Comme chez les Grecs anciens, le populisme a en Tunisie une longue histoire. Sans remonter très loin dans le temps, contentons-nous de rappeler le récent populisme d'Etat, à l'origine de la création des ‘'sociétés de l'environnement, des plantations et d'horticulture'' qui ont plombé des entreprises phares de l'économie tunisienne telle que la Compagnie des Phosphates de Gafsa, au lieu de résoudre efficacement le problème réel du chômage des jeunes diplômés. Dans le même registre, on peut citer le populisme si omniprésent, ces dernières années, dans la politique culturelle qui a labellisé, ici et là, sans critères transparents ni activité palpable, des ‘'Places des arts'', et des ‘'Villes des civilisations''. La même politique a réduit la vie culturelle régionale à des ‘'Journées des régions'' organisées dans la capitale et a substitué à la mise en valeur réelle du patrimoine archéologique de lugubres et risibles reconstitutions de vestiges archéologiques et de monuments historiques en plein centre-ville de Tunis alors que les originaux sont très souvent dans un piètre état.

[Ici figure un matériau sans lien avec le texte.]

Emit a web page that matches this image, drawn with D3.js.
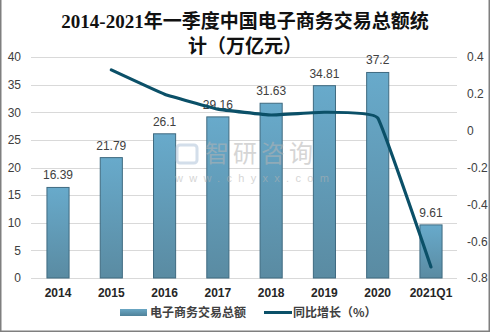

Puissent les vrais contre-pouvoirs que sont le contrôle institutionnel, la vigilance des médias et la mobilisation de la société civile prémunir la Tunisie du malheur incommensurable qui pourrait s'abattre sur elle par le bais du populisme déjà existant ou à venir ! La démocratie, qui est certainement le moins mauvais des régimes politiques, est aussi le plus fragile de tous parce qu'il est exposé tant aux menaces des ses adversaires qu'à la malfaisance de ses partisans ou prétendus tels.